* AIM OF THE TASK *
Omit all images. Write out the rest of the material exactly.

%%

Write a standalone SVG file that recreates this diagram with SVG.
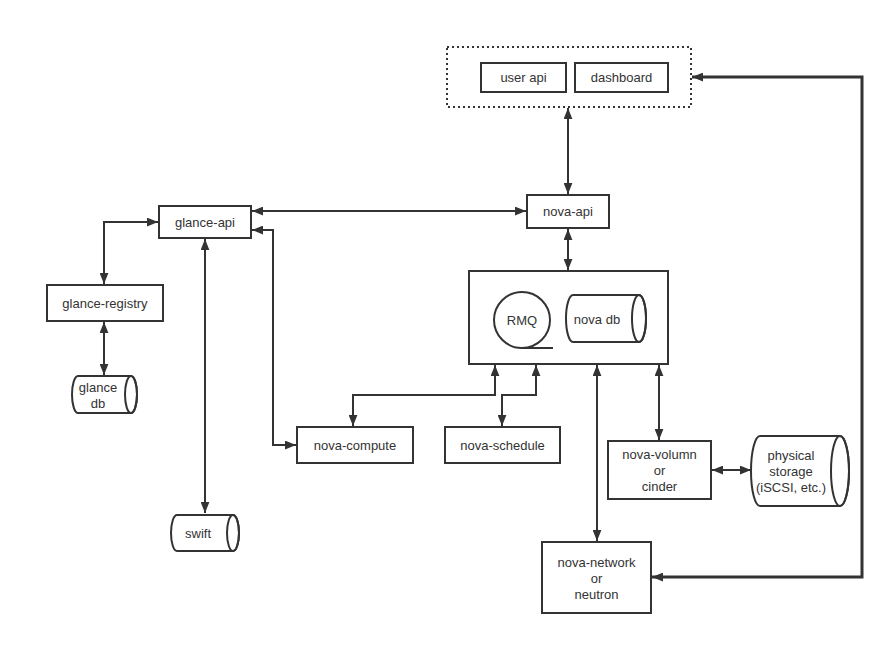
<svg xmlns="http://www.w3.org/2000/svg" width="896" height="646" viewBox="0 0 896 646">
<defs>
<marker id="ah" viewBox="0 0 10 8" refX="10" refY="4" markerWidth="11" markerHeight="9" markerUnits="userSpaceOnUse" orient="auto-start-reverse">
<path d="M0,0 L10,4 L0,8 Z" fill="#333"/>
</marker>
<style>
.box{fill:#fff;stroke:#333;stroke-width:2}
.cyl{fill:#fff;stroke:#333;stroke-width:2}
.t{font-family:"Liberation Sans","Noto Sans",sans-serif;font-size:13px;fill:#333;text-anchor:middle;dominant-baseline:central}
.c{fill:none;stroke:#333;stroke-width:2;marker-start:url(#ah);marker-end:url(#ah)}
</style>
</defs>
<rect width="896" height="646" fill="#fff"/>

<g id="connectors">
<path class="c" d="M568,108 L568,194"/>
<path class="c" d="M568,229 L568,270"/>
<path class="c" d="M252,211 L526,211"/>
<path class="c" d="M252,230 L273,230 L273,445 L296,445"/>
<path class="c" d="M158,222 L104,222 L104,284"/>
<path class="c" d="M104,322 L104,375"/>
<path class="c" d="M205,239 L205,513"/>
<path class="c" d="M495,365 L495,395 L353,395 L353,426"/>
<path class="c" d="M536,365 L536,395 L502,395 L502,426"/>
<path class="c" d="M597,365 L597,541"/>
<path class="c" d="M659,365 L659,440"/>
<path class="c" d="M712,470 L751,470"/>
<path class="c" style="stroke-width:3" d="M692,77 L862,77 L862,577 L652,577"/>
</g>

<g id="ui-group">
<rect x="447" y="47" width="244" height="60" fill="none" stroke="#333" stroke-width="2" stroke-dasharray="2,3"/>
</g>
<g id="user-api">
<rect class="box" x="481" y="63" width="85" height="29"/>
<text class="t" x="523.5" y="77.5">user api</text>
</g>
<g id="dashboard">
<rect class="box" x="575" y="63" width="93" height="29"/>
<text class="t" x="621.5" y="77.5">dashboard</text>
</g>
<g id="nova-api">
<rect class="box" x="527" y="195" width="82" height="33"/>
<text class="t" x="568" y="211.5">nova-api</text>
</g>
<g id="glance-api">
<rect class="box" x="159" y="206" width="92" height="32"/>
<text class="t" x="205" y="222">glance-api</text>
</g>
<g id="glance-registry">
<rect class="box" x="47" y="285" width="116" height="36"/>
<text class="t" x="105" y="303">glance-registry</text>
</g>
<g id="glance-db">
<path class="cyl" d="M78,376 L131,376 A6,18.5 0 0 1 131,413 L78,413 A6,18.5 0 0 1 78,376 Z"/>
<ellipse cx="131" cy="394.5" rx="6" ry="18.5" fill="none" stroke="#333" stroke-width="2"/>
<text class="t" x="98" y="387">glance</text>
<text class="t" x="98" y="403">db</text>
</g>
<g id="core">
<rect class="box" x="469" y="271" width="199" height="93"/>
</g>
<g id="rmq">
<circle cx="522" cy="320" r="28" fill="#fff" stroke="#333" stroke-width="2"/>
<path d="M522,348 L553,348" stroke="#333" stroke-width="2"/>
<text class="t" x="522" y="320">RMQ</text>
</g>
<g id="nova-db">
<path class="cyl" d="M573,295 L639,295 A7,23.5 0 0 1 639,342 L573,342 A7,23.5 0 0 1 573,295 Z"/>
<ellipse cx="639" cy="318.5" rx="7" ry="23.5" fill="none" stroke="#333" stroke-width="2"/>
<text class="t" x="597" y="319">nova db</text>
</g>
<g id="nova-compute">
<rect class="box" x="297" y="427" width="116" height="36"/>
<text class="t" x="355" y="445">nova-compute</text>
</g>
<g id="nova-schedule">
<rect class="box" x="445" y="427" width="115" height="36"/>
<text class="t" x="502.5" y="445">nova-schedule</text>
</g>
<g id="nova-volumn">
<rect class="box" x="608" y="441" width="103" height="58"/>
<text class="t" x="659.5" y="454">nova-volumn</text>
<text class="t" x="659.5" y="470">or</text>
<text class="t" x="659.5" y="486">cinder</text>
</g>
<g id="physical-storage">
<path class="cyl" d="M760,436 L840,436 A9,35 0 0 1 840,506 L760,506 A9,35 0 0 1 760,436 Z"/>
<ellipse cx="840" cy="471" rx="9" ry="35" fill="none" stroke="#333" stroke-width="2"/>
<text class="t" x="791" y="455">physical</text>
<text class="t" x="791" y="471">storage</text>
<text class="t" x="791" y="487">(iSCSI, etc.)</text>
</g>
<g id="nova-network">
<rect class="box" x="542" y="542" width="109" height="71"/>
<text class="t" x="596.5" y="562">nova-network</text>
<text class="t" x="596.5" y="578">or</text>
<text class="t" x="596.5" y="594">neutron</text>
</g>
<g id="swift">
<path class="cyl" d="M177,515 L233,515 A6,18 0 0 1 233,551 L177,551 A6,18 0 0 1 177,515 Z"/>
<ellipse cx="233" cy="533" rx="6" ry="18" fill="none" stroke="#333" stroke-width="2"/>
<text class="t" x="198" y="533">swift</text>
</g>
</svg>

%%

* COMPLETED TASK *
Write a standalone SVG file that recreates this diagram with SVG.
<svg xmlns="http://www.w3.org/2000/svg" width="896" height="646" viewBox="0 0 896 646">
<defs>
<marker id="ah" viewBox="0 0 10 8" refX="10" refY="4" markerWidth="11" markerHeight="9" markerUnits="userSpaceOnUse" orient="auto-start-reverse">
<path d="M0,0 L10,4 L0,8 Z" fill="#333"/>
</marker>
<style>
.box{fill:#fff;stroke:#333;stroke-width:2}
.cyl{fill:#fff;stroke:#333;stroke-width:2}
.t{font-family:"Liberation Sans","Noto Sans",sans-serif;font-size:13px;fill:#333;text-anchor:middle;dominant-baseline:central}
.c{fill:none;stroke:#333;stroke-width:2;marker-start:url(#ah);marker-end:url(#ah)}
</style>
</defs>
<rect width="896" height="646" fill="#fff"/>

<g id="connectors">
<path class="c" d="M568,108 L568,194"/>
<path class="c" d="M568,229 L568,270"/>
<path class="c" d="M252,211 L526,211"/>
<path class="c" d="M252,230 L273,230 L273,445 L296,445"/>
<path class="c" d="M158,222 L104,222 L104,284"/>
<path class="c" d="M104,322 L104,375"/>
<path class="c" d="M205,239 L205,513"/>
<path class="c" d="M495,365 L495,395 L353,395 L353,426"/>
<path class="c" d="M536,365 L536,395 L502,395 L502,426"/>
<path class="c" d="M597,365 L597,541"/>
<path class="c" d="M659,365 L659,440"/>
<path class="c" d="M712,470 L751,470"/>
<path class="c" style="stroke-width:3" d="M692,77 L862,77 L862,577 L652,577"/>
</g>

<g id="ui-group">
<rect x="447" y="47" width="244" height="60" fill="none" stroke="#333" stroke-width="2" stroke-dasharray="2,3"/>
</g>
<g id="user-api">
<rect class="box" x="481" y="63" width="85" height="29"/>
<text class="t" x="523.5" y="77.5">user api</text>
</g>
<g id="dashboard">
<rect class="box" x="575" y="63" width="93" height="29"/>
<text class="t" x="621.5" y="77.5">dashboard</text>
</g>
<g id="nova-api">
<rect class="box" x="527" y="195" width="82" height="33"/>
<text class="t" x="568" y="211.5">nova-api</text>
</g>
<g id="glance-api">
<rect class="box" x="159" y="206" width="92" height="32"/>
<text class="t" x="205" y="222">glance-api</text>
</g>
<g id="glance-registry">
<rect class="box" x="47" y="285" width="116" height="36"/>
<text class="t" x="105" y="303">glance-registry</text>
</g>
<g id="glance-db">
<path class="cyl" d="M78,376 L131,376 A6,18.5 0 0 1 131,413 L78,413 A6,18.5 0 0 1 78,376 Z"/>
<ellipse cx="131" cy="394.5" rx="6" ry="18.5" fill="none" stroke="#333" stroke-width="2"/>
<text class="t" x="98" y="387">glance</text>
<text class="t" x="98" y="403">db</text>
</g>
<g id="core">
<rect class="box" x="469" y="271" width="199" height="93"/>
</g>
<g id="rmq">
<circle cx="522" cy="320" r="28" fill="#fff" stroke="#333" stroke-width="2"/>
<path d="M522,348 L553,348" stroke="#333" stroke-width="2"/>
<text class="t" x="522" y="320">RMQ</text>
</g>
<g id="nova-db">
<path class="cyl" d="M573,295 L639,295 A7,23.5 0 0 1 639,342 L573,342 A7,23.5 0 0 1 573,295 Z"/>
<ellipse cx="639" cy="318.5" rx="7" ry="23.5" fill="none" stroke="#333" stroke-width="2"/>
<text class="t" x="597" y="319">nova db</text>
</g>
<g id="nova-compute">
<rect class="box" x="297" y="427" width="116" height="36"/>
<text class="t" x="355" y="445">nova-compute</text>
</g>
<g id="nova-schedule">
<rect class="box" x="445" y="427" width="115" height="36"/>
<text class="t" x="502.5" y="445">nova-schedule</text>
</g>
<g id="nova-volumn">
<rect class="box" x="608" y="441" width="103" height="58"/>
<text class="t" x="659.5" y="454">nova-volumn</text>
<text class="t" x="659.5" y="470">or</text>
<text class="t" x="659.5" y="486">cinder</text>
</g>
<g id="physical-storage">
<path class="cyl" d="M760,436 L840,436 A9,35 0 0 1 840,506 L760,506 A9,35 0 0 1 760,436 Z"/>
<ellipse cx="840" cy="471" rx="9" ry="35" fill="none" stroke="#333" stroke-width="2"/>
<text class="t" x="791" y="455">physical</text>
<text class="t" x="791" y="471">storage</text>
<text class="t" x="791" y="487">(iSCSI, etc.)</text>
</g>
<g id="nova-network">
<rect class="box" x="542" y="542" width="109" height="71"/>
<text class="t" x="596.5" y="562">nova-network</text>
<text class="t" x="596.5" y="578">or</text>
<text class="t" x="596.5" y="594">neutron</text>
</g>
<g id="swift">
<path class="cyl" d="M177,515 L233,515 A6,18 0 0 1 233,551 L177,551 A6,18 0 0 1 177,515 Z"/>
<ellipse cx="233" cy="533" rx="6" ry="18" fill="none" stroke="#333" stroke-width="2"/>
<text class="t" x="198" y="533">swift</text>
</g>
</svg>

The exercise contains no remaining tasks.